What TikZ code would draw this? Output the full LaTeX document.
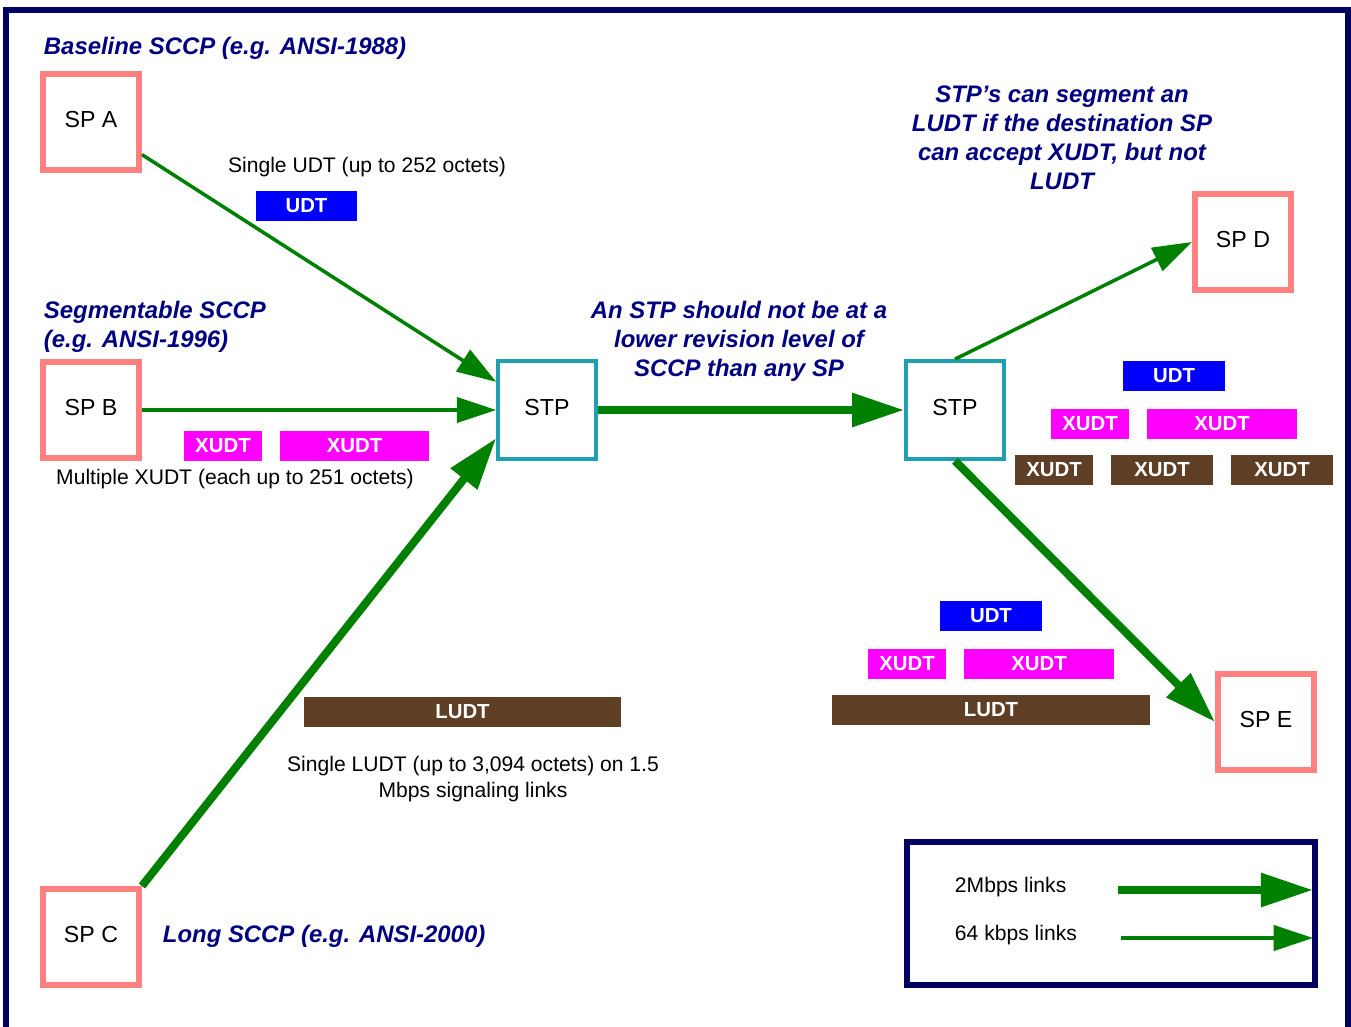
\documentclass[tikz,border=0pt]{standalone}
\usepackage{fontspec}
\setmainfont{Liberation Sans}
\usetikzlibrary{arrows.meta}
\definecolor{spred}{RGB}{255,128,128}
\definecolor{stpteal}{RGB}{30,160,176}
\definecolor{linkgreen}{RGB}{0,128,0}
\definecolor{notenavy}{RGB}{0,0,128}
\definecolor{framenavy}{RGB}{0,0,96}
\definecolor{udtblue}{RGB}{0,0,255}
\definecolor{xudtpink}{RGB}{255,0,255}
\definecolor{ludtbrown}{RGB}{94,62,36}

\begin{document}
\begin{tikzpicture}[x=0.025cm,y=-0.025cm,
  sp/.style={draw=spred,line width=4.2pt,minimum size=2.4cm,inner sep=0pt,text height=0.42cm,text depth=0.15cm,font=\fontsize{16.5}{20}\selectfont},
  stp/.style={draw=stpteal,line width=2.6pt,minimum size=2.45cm,inner sep=0pt,text height=0.42cm,text depth=0.15cm,font=\fontsize{16.5}{20}\selectfont},
  pkt/.style={text=white,font=\bfseries\fontsize{14.5}{17}\selectfont,minimum height=0.75cm,inner sep=0pt},
  link/.style={draw=linkgreen,line width=2.5pt,-{Triangle[length=28pt,width=18pt]}},
  fast/.style={draw=linkgreen,line width=5.7pt,-{Triangle[length=37pt,width=23pt]}},
  note/.style={text=notenavy,font=\bfseries\itshape\fontsize{17}{20.6}\selectfont,align=center},
  lbl/.style={font=\fontsize{15}{18}\selectfont,align=center}]
  \useasboundingbox (0,0) rectangle (1351,1027);
  \draw[framenavy,line width=4.25pt] (6,1060) -- (6,10) -- (1348,10) -- (1348,1060);

  \node[sp] (spa) at (91,122) {SP A};
  \node[sp] (spb) at (91,410) {SP B};
  \node[sp] (spc) at (91,937) {SP C};
  \node[sp] (spd) at (1243,242) {SP D};
  \node[sp] (spe) at (1266,722) {SP E};
  \node[stp] (stpl) at (547,410) {STP};
  \node[stp] (stpr) at (955,410) {STP};

  \draw[link] (spa) -- (stpl.151);
  \draw[link] (spb) -- (stpl);
  \draw[fast] (spc.north east) -- (stpl.209);
  \draw[fast] (stpl) -- (stpr);
  \draw[link] (stpr.north) -- (spd.west);
  \draw[fast] (stpr.south) -- (spe.west);

  \node[note,anchor=west] (basenote) at (39,48) {Baseline SCCP (e.g. ANSI-1988)};
  \node[note,anchor=west,align=left] (segnote) at (39,326.5) {Segmentable SCCP\\(e.g. ANSI-1996)};
  \node[note,anchor=west] (longnote) at (158,936) {Long SCCP (e.g. ANSI-2000)};
  \node[note] (revnote) at (739,341) {An STP should not be at a\\lower revision level of\\SCCP than any SP};
  \node[note] (segmnote) at (1062,137.5) {STP’s can segment an\\LUDT if the destination SP\\can accept XUDT, but not\\LUDT};

  \node[lbl] (udtlbl) at (367,167) {Single UDT (up to 252 octets)};
  \node[lbl] (xudtlbl) at (235,479) {Multiple XUDT (each up to 251 octets)};
  \node[lbl,font=\fontsize{15}{18.4}\selectfont] (ludtlbl) at (473,779) {Single LUDT (up to 3,094 octets) on 1.5\\Mbps signaling links};

  \node[pkt,fill=udtblue,minimum width=2.525cm] (udta) at (306.5,205.5) {UDT};
  \node[pkt,fill=xudtpink,minimum width=1.95cm] (xudtb1) at (223,445.5) {XUDT};
  \node[pkt,fill=xudtpink,minimum width=3.725cm] (xudtb2) at (354.5,445.5) {XUDT};
  \node[pkt,fill=ludtbrown,minimum width=7.925cm] (ludtc) at (462.5,711.5) {LUDT};

  \node[pkt,fill=udtblue,minimum width=2.55cm] (udtd) at (1174,376) {UDT};
  \node[pkt,fill=xudtpink,minimum width=1.95cm] (xudtd1) at (1090,424) {XUDT};
  \node[pkt,fill=xudtpink,minimum width=3.75cm] (xudtd2) at (1222,424) {XUDT};
  \node[pkt,fill=ludtbrown,minimum width=1.95cm] (segd1) at (1054,470) {XUDT};
  \node[pkt,fill=ludtbrown,minimum width=2.55cm] (segd2) at (1162,470) {XUDT};
  \node[pkt,fill=ludtbrown,minimum width=2.55cm] (segd3) at (1282,470) {XUDT};

  \node[pkt,fill=udtblue,minimum width=2.55cm] (udte) at (991,616) {UDT};
  \node[pkt,fill=xudtpink,minimum width=1.95cm] (xudte1) at (907,664) {XUDT};
  \node[pkt,fill=xudtpink,minimum width=3.75cm] (xudte2) at (1039,664) {XUDT};
  \node[pkt,fill=ludtbrown,minimum width=7.95cm] (ludte) at (991,710) {LUDT};

  \node[draw=framenavy,line width=4.25pt,minimum width=10.2cm,minimum height=3.575cm] (legend) at (1111,913.5) {};
  \node[lbl,anchor=west] (fastkey) at (950,887) {2Mbps links};
  \node[lbl,anchor=west] (slowkey) at (950,935) {64 kbps links};
  \coordinate (fasta) at (1118,890);
  \coordinate (fastb) at (1313,890);
  \coordinate (slowa) at (1121,938);
  \coordinate (slowb) at (1313,938);
  \draw[fast] (fasta) -- (fastb);
  \draw[link] (slowa) -- (slowb);
\end{tikzpicture}
\end{document}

☆ ☆ ☆ ☆ ☆

= REQUIREMENT =
Do not copy the pictures, but repeat every line exactly.

= FULL RESPONSE =
What TikZ code would draw this? Output the full LaTeX document.
\documentclass[tikz,border=0pt]{standalone}
\usepackage{fontspec}
\setmainfont{Liberation Sans}
\usetikzlibrary{arrows.meta}
\definecolor{spred}{RGB}{255,128,128}
\definecolor{stpteal}{RGB}{30,160,176}
\definecolor{linkgreen}{RGB}{0,128,0}
\definecolor{notenavy}{RGB}{0,0,128}
\definecolor{framenavy}{RGB}{0,0,96}
\definecolor{udtblue}{RGB}{0,0,255}
\definecolor{xudtpink}{RGB}{255,0,255}
\definecolor{ludtbrown}{RGB}{94,62,36}

\begin{document}
\begin{tikzpicture}[x=0.025cm,y=-0.025cm,
  sp/.style={draw=spred,line width=4.2pt,minimum size=2.4cm,inner sep=0pt,text height=0.42cm,text depth=0.15cm,font=\fontsize{16.5}{20}\selectfont},
  stp/.style={draw=stpteal,line width=2.6pt,minimum size=2.45cm,inner sep=0pt,text height=0.42cm,text depth=0.15cm,font=\fontsize{16.5}{20}\selectfont},
  pkt/.style={text=white,font=\bfseries\fontsize{14.5}{17}\selectfont,minimum height=0.75cm,inner sep=0pt},
  link/.style={draw=linkgreen,line width=2.5pt,-{Triangle[length=28pt,width=18pt]}},
  fast/.style={draw=linkgreen,line width=5.7pt,-{Triangle[length=37pt,width=23pt]}},
  note/.style={text=notenavy,font=\bfseries\itshape\fontsize{17}{20.6}\selectfont,align=center},
  lbl/.style={font=\fontsize{15}{18}\selectfont,align=center}]
  \useasboundingbox (0,0) rectangle (1351,1027);
  \draw[framenavy,line width=4.25pt] (6,1060) -- (6,10) -- (1348,10) -- (1348,1060);

  \node[sp] (spa) at (91,122) {SP A};
  \node[sp] (spb) at (91,410) {SP B};
  \node[sp] (spc) at (91,937) {SP C};
  \node[sp] (spd) at (1243,242) {SP D};
  \node[sp] (spe) at (1266,722) {SP E};
  \node[stp] (stpl) at (547,410) {STP};
  \node[stp] (stpr) at (955,410) {STP};

  \draw[link] (spa) -- (stpl.151);
  \draw[link] (spb) -- (stpl);
  \draw[fast] (spc.north east) -- (stpl.209);
  \draw[fast] (stpl) -- (stpr);
  \draw[link] (stpr.north) -- (spd.west);
  \draw[fast] (stpr.south) -- (spe.west);

  \node[note,anchor=west] (basenote) at (39,48) {Baseline SCCP (e.g. ANSI-1988)};
  \node[note,anchor=west,align=left] (segnote) at (39,326.5) {Segmentable SCCP\\(e.g. ANSI-1996)};
  \node[note,anchor=west] (longnote) at (158,936) {Long SCCP (e.g. ANSI-2000)};
  \node[note] (revnote) at (739,341) {An STP should not be at a\\lower revision level of\\SCCP than any SP};
  \node[note] (segmnote) at (1062,137.5) {STP’s can segment an\\LUDT if the destination SP\\can accept XUDT, but not\\LUDT};

  \node[lbl] (udtlbl) at (367,167) {Single UDT (up to 252 octets)};
  \node[lbl] (xudtlbl) at (235,479) {Multiple XUDT (each up to 251 octets)};
  \node[lbl,font=\fontsize{15}{18.4}\selectfont] (ludtlbl) at (473,779) {Single LUDT (up to 3,094 octets) on 1.5\\Mbps signaling links};

  \node[pkt,fill=udtblue,minimum width=2.525cm] (udta) at (306.5,205.5) {UDT};
  \node[pkt,fill=xudtpink,minimum width=1.95cm] (xudtb1) at (223,445.5) {XUDT};
  \node[pkt,fill=xudtpink,minimum width=3.725cm] (xudtb2) at (354.5,445.5) {XUDT};
  \node[pkt,fill=ludtbrown,minimum width=7.925cm] (ludtc) at (462.5,711.5) {LUDT};

  \node[pkt,fill=udtblue,minimum width=2.55cm] (udtd) at (1174,376) {UDT};
  \node[pkt,fill=xudtpink,minimum width=1.95cm] (xudtd1) at (1090,424) {XUDT};
  \node[pkt,fill=xudtpink,minimum width=3.75cm] (xudtd2) at (1222,424) {XUDT};
  \node[pkt,fill=ludtbrown,minimum width=1.95cm] (segd1) at (1054,470) {XUDT};
  \node[pkt,fill=ludtbrown,minimum width=2.55cm] (segd2) at (1162,470) {XUDT};
  \node[pkt,fill=ludtbrown,minimum width=2.55cm] (segd3) at (1282,470) {XUDT};

  \node[pkt,fill=udtblue,minimum width=2.55cm] (udte) at (991,616) {UDT};
  \node[pkt,fill=xudtpink,minimum width=1.95cm] (xudte1) at (907,664) {XUDT};
  \node[pkt,fill=xudtpink,minimum width=3.75cm] (xudte2) at (1039,664) {XUDT};
  \node[pkt,fill=ludtbrown,minimum width=7.95cm] (ludte) at (991,710) {LUDT};

  \node[draw=framenavy,line width=4.25pt,minimum width=10.2cm,minimum height=3.575cm] (legend) at (1111,913.5) {};
  \node[lbl,anchor=west] (fastkey) at (950,887) {2Mbps links};
  \node[lbl,anchor=west] (slowkey) at (950,935) {64 kbps links};
  \coordinate (fasta) at (1118,890);
  \coordinate (fastb) at (1313,890);
  \coordinate (slowa) at (1121,938);
  \coordinate (slowb) at (1313,938);
  \draw[fast] (fasta) -- (fastb);
  \draw[link] (slowa) -- (slowb);
\end{tikzpicture}
\end{document}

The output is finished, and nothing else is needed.